→ Data excerpt

******************************

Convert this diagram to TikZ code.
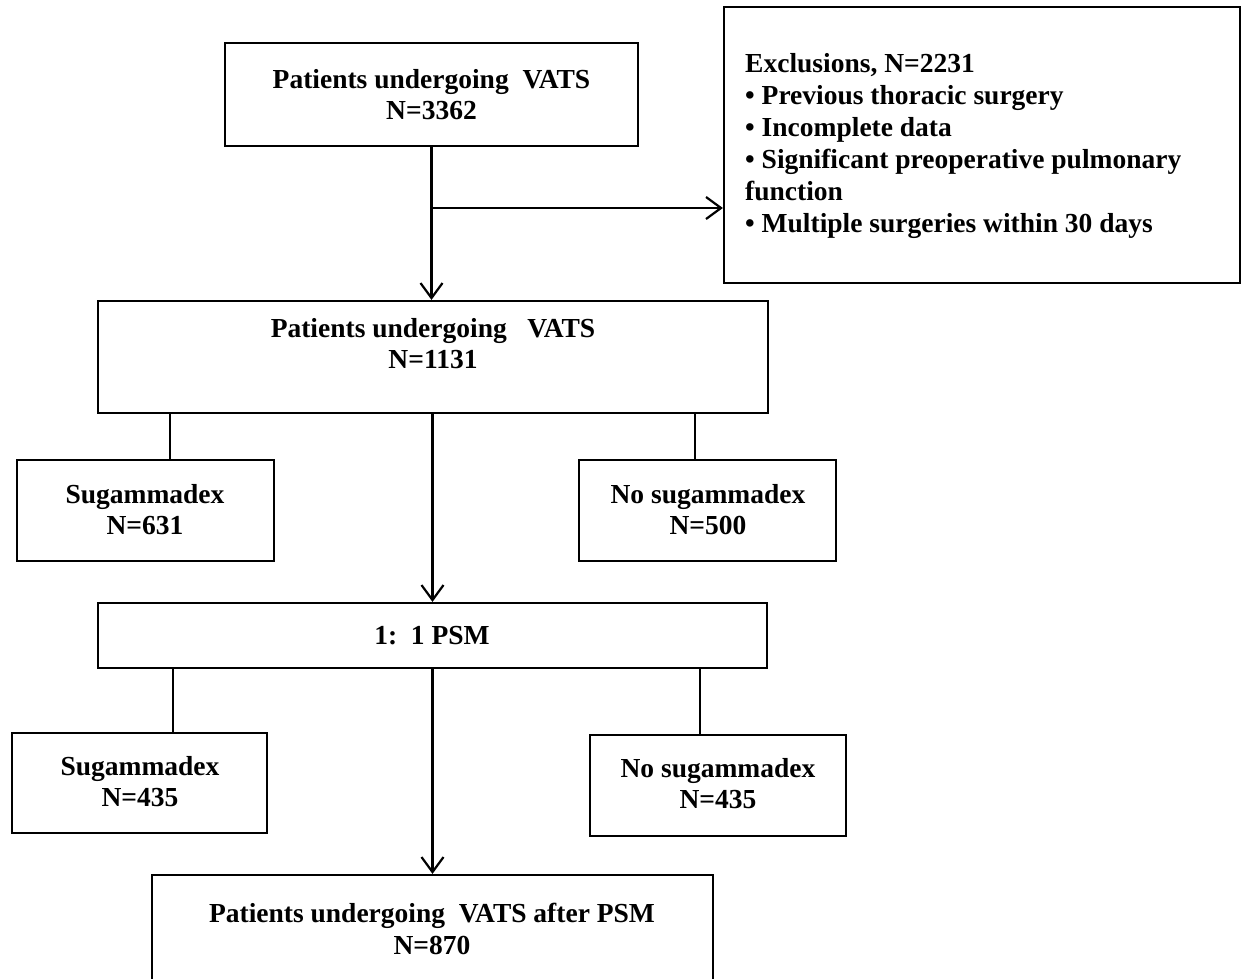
\documentclass[tikz,border=0pt]{standalone}
\usepackage{fontspec}
\setmainfont{Liberation Serif}
\usetikzlibrary{arrows.meta,calc}
\begin{document}
\begin{tikzpicture}[x=1pt,y=-1pt,
  box/.style={draw, line width=2.2pt, inner sep=0pt, rectangle},
  txt/.style={font=\bfseries\fontsize{27.5}{31.5}\selectfont, align=center, inner sep=0pt, anchor=north},
  etxt/.style={font=\bfseries\fontsize{27.5}{31.5}\selectfont, inner sep=0pt, anchor=base west},
  ln/.style={line width=2.2pt},
  arr/.style={line width=2.2pt, -{Straight Barb[length=15pt,width=22pt,line width=2.2pt]}}]
\clip (0,0) rectangle (1242,978);
\fill[white] (0,0) rectangle (1242,978);
% boxes
\node[box, minimum width=413pt, minimum height=103pt] (b1) at (431.5,94.5) {};
\node[box, minimum width=516pt, minimum height=276pt] (ex) at (982,145) {};
\node[box, minimum width=670pt, minimum height=112pt] (b2) at (433,357) {};
\node[box, minimum width=257pt, minimum height=101pt] (s1) at (145.5,510.5) {};
\node[box, minimum width=257pt, minimum height=101pt] (n1) at (707.5,510.5) {};
\node[box, minimum width=669pt, minimum height=65pt] (psm) at (432.5,635.5) {};
\node[box, minimum width=255pt, minimum height=100pt] (s2) at (139.5,783) {};
\node[box, minimum width=256pt, minimum height=101pt] (n2) at (718,785.5) {};
\node[box, minimum width=561pt, minimum height=125pt] (b3) at (432.5,937.5) {};
% texts
\node[txt] (t1) at (431.5,69) {Patients undergoing\ \ VATS\\N=3362};
\node[txt] (t2) at (433,318) {Patients undergoing\ \ \ VATS\\N=1131};
\node[txt] (t3) at (145,484) {Sugammadex\\N=631};
\node[txt] (t4) at (708,484) {No sugammadex\\N=500};
\node[txt] (t5) at (432,626) {1:\ \ 1 PSM};
\node[txt] (t6) at (140,756) {Sugammadex\\N=435};
\node[txt] (t7) at (718,758) {No sugammadex\\N=435};
\node[txt] (t8) at (432,903) {Patients undergoing\ \ VATS after PSM\\N=870};
\node[etxt] (e1) at (745,72) {Exclusions, N=2231};
\node[etxt] (e2) at (745,104) {• Previous thoracic surgery};
\node[etxt] (e3) at (745,136) {• Incomplete data};
\node[etxt] (e4) at (745,168) {• Significant preoperative pulmonary};
\node[etxt] (e5) at (745,200) {function};
\node[etxt] (e6) at (745,232) {• Multiple surgeries within 30 days};
% connectors
\draw[arr] (b1.south) -- (b1.south |- b2.north);
\coordinate (br) at (431.5,208);
\draw[arr] (br) -- (br -| ex.west);
\coordinate (j1) at (170,0);
\coordinate (j2) at (695,0);
\draw[ln] (b2.south -| j1) -- (s1.north -| j1);
\draw[ln] (b2.south -| j2) -- (n1.north -| j2);
\draw[arr] (b2.south -| psm.north) -- (psm.north);
\coordinate (j3) at (173,0);
\coordinate (j4) at (700,0);
\draw[ln] (psm.south -| j3) -- (s2.north -| j3);
\draw[ln] (psm.south -| j4) -- (n2.north -| j4);
\draw[arr] (psm.south) -- (b3.north);
\end{tikzpicture}
\end{document}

******************************

→ Exercise directions
Quote each line of the listing exactly, but leave the pictures out.

→ Written answer
Convert this diagram to TikZ code.
\documentclass[tikz,border=0pt]{standalone}
\usepackage{fontspec}
\setmainfont{Liberation Serif}
\usetikzlibrary{arrows.meta,calc}
\begin{document}
\begin{tikzpicture}[x=1pt,y=-1pt,
  box/.style={draw, line width=2.2pt, inner sep=0pt, rectangle},
  txt/.style={font=\bfseries\fontsize{27.5}{31.5}\selectfont, align=center, inner sep=0pt, anchor=north},
  etxt/.style={font=\bfseries\fontsize{27.5}{31.5}\selectfont, inner sep=0pt, anchor=base west},
  ln/.style={line width=2.2pt},
  arr/.style={line width=2.2pt, -{Straight Barb[length=15pt,width=22pt,line width=2.2pt]}}]
\clip (0,0) rectangle (1242,978);
\fill[white] (0,0) rectangle (1242,978);
% boxes
\node[box, minimum width=413pt, minimum height=103pt] (b1) at (431.5,94.5) {};
\node[box, minimum width=516pt, minimum height=276pt] (ex) at (982,145) {};
\node[box, minimum width=670pt, minimum height=112pt] (b2) at (433,357) {};
\node[box, minimum width=257pt, minimum height=101pt] (s1) at (145.5,510.5) {};
\node[box, minimum width=257pt, minimum height=101pt] (n1) at (707.5,510.5) {};
\node[box, minimum width=669pt, minimum height=65pt] (psm) at (432.5,635.5) {};
\node[box, minimum width=255pt, minimum height=100pt] (s2) at (139.5,783) {};
\node[box, minimum width=256pt, minimum height=101pt] (n2) at (718,785.5) {};
\node[box, minimum width=561pt, minimum height=125pt] (b3) at (432.5,937.5) {};
% texts
\node[txt] (t1) at (431.5,69) {Patients undergoing\ \ VATS\\N=3362};
\node[txt] (t2) at (433,318) {Patients undergoing\ \ \ VATS\\N=1131};
\node[txt] (t3) at (145,484) {Sugammadex\\N=631};
\node[txt] (t4) at (708,484) {No sugammadex\\N=500};
\node[txt] (t5) at (432,626) {1:\ \ 1 PSM};
\node[txt] (t6) at (140,756) {Sugammadex\\N=435};
\node[txt] (t7) at (718,758) {No sugammadex\\N=435};
\node[txt] (t8) at (432,903) {Patients undergoing\ \ VATS after PSM\\N=870};
\node[etxt] (e1) at (745,72) {Exclusions, N=2231};
\node[etxt] (e2) at (745,104) {• Previous thoracic surgery};
\node[etxt] (e3) at (745,136) {• Incomplete data};
\node[etxt] (e4) at (745,168) {• Significant preoperative pulmonary};
\node[etxt] (e5) at (745,200) {function};
\node[etxt] (e6) at (745,232) {• Multiple surgeries within 30 days};
% connectors
\draw[arr] (b1.south) -- (b1.south |- b2.north);
\coordinate (br) at (431.5,208);
\draw[arr] (br) -- (br -| ex.west);
\coordinate (j1) at (170,0);
\coordinate (j2) at (695,0);
\draw[ln] (b2.south -| j1) -- (s1.north -| j1);
\draw[ln] (b2.south -| j2) -- (n1.north -| j2);
\draw[arr] (b2.south -| psm.north) -- (psm.north);
\coordinate (j3) at (173,0);
\coordinate (j4) at (700,0);
\draw[ln] (psm.south -| j3) -- (s2.north -| j3);
\draw[ln] (psm.south -| j4) -- (n2.north -| j4);
\draw[arr] (psm.south) -- (b3.north);
\end{tikzpicture}
\end{document}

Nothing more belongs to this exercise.